Bill Smith

Personal information
- Full name: William Smith
- Date of birth: 23 June 1887
- Place of birth: Denaby Main, England
- Date of death: 21 March 1929 (aged 41)
- Place of death: Leeds, England
- Height: 5 ft 10 in (1.78 m)
- Position(s): Centre-forward

Youth career
- Hickleton Main Colliery

Senior career*
- Years: Team / Apps / (Gls)
- 1912–1913: Brentford / 27 / (12)
- 1913–1914: Southampton / 20 / (4)
- 1914–1915: Halifax Town

= Bill Smith (footballer, born 1887) =

English footballer (d. 1929)

William Smith (23 June 1887 – 21 March 1929) was an English professional footballer who played as a centre-forward for various clubs in the years immediately prior to the First World War.

==Football career==
Born in Denaby Main in the West Riding of Yorkshire, Smith played his early football for the nearby Hickleton Main Colliery before joining Brentford of the Southern League in October 1912. At Griffin Park, he soon gained a reputation as a prolific goal-scorer with 12 goals from 27 appearances.

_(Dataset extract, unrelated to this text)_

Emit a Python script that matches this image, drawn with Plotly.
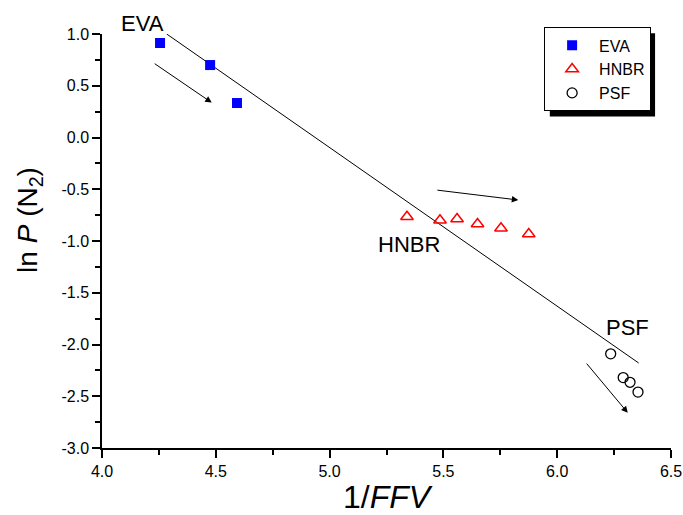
import plotly.graph_objects as go

eva_x = [4.255, 4.475, 4.593]
eva_y = [0.913, 0.70, 0.333]
hnbr_x = [5.34, 5.485, 5.56, 5.65, 5.753, 5.875]
hnbr_y = [-0.765, -0.80, -0.787, -0.836, -0.877, -0.932]
psf_x = [6.235, 6.29, 6.32, 6.355]
psf_y = [-2.09, -2.32, -2.365, -2.46]

fit_slope = -1.533
fit_intercept = 7.568
fit_x = [4.284, 6.358]
fit_y = [fit_intercept + fit_slope * v for v in fit_x]

arrows = [  # (x_tail, y_tail, x_head, y_head)
    (4.225, 0.723, 4.482, 0.337),
    (5.467, -0.507, 5.829, -0.604),
    (6.124, -2.17, 6.31, -2.66),
]
labels = [("HNBR", 5.35, -1.03), ("PSF", 6.31, -1.84)]
eva_label = ("EVA", 4.18)

xticks = [4.0, 4.5, 5.0, 5.5, 6.0, 6.5]
xticktext = ["4.0", "4.5", "5.0", "5.5", "6.0", "6.5"]
yticks = [1.0, 0.5, 0.0, -0.5, -1.0, -1.5, -2.0, -2.5, -3.0]
yticktext = ["1.0", "0.5", "0.0", "-0.5", "-1.0", "-1.5", "-2.0", "-2.5", "-3.0"]

font = "Liberation Sans, Arial, sans-serif"

fig = go.Figure()
fig.add_trace(go.Scatter(x=fit_x, y=fit_y, mode="lines", line=dict(color="black", width=1),
                         showlegend=False, hoverinfo="skip"))
fig.add_trace(go.Scatter(x=eva_x, y=eva_y, mode="markers", name="EVA",
                         marker=dict(symbol="square", size=10, color="#0000ff", line=dict(width=0))))
fig.add_trace(go.Scatter(x=hnbr_x, y=hnbr_y, mode="markers", name="HNBR",
                         marker=dict(symbol="triangle-up-open", size=11, color="#ff0000", line=dict(width=1.5))))
fig.add_trace(go.Scatter(x=psf_x, y=psf_y, mode="markers", name="PSF",
                         marker=dict(symbol="circle-open", size=10, color="black", line=dict(width=1.3))))

for (x0, y0, x1, y1) in arrows:
    fig.add_annotation(x=x1, y=y1, ax=x0, ay=y0, xref="x", yref="y", axref="x", ayref="y",
                       text="", showarrow=True, arrowhead=2, arrowsize=1.3, arrowwidth=1,
                       arrowcolor="black")
for (t, x, y) in labels:
    fig.add_annotation(x=x, y=y, xref="x", yref="y", text=t, showarrow=False,
                       font=dict(family=font, size=22, color="black"))
fig.add_annotation(x=eva_label[1], y=1.0, xref="x", yref="paper", yshift=11, text=eva_label[0],
                   xanchor="center", yanchor="middle",
                   showarrow=False, font=dict(family=font, size=22, color="black"))

# y-axis title
fig.add_annotation(x=0, y=0.551, xref="paper", yref="paper", xshift=-72,
                   xanchor="center", yanchor="middle",
                   text="ln <i>P</i> (N<sub>2</sub>)", textangle=-90, showarrow=False,
                   font=dict(family=font, size=28, color="black"))

# legend shadow
fig.add_shape(type="rect", xref="paper", yref="paper", x0=0.787, x1=0.972, y0=0.801, y1=1.002,
              fillcolor="black", line=dict(width=0), layer="above")

fig.update_layout(
    autosize=True,
    margin=dict(l=102, r=12, t=34, b=67, autoexpand=False),
    paper_bgcolor="white", plot_bgcolor="white",
    font=dict(family=font, color="black"),
    legend=dict(x=0.777, y=1.016, xanchor="left", yanchor="top",
                bgcolor="white", bordercolor="black", borderwidth=1,
                font=dict(family=font, size=16, color="black"),
                tracegroupgap=0, itemwidth=44),
    xaxis=dict(range=[4.0, 6.5], tickvals=xticks, ticktext=xticktext, automargin=False,
               showgrid=False, zeroline=False, showline=True, linecolor="black", linewidth=1.5,
               ticks="outside", ticklen=8, tickwidth=1.5, tickcolor="black",
               tickfont=dict(family=font, size=16),
               minor=dict(dtick=0.25, tick0=4.0, ticks="outside", ticklen=5, tickwidth=1.5,
                          tickcolor="black", showgrid=False),
               title=dict(text="1/<i>FFV</i>", font=dict(family=font, size=32), standoff=13)),
    yaxis=dict(range=[-3.0, 1.0], tickvals=yticks, ticktext=yticktext, automargin=False,
               showgrid=False, zeroline=False, showline=True, linecolor="black", linewidth=1.5,
               ticks="outside", ticklen=8, tickwidth=1.5, tickcolor="black",
               tickfont=dict(family=font, size=16),
               minor=dict(dtick=0.25, tick0=-3.0, ticks="outside", ticklen=5, tickwidth=1.5,
                          tickcolor="black", showgrid=False)),
)

fig.write_html("out.html")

In the 1913 close-season, he moved to the south coast to join Southampton and made his debut for the "Saints" in the opening match of the 1913–14 season. Despite "showing persistence and industry", he struggled to reproduce the form he had at Brentford. After scoring only four goals in his first fourteen appearances, he was replaced by Percy Prince. Smith was recalled for a further five matches in December/January without managing to score and lost his place again, this time to new signing Arthur Hollins.

In the summer of 1914, Smith returned to Yorkshire to join Halifax Town of the Midland League.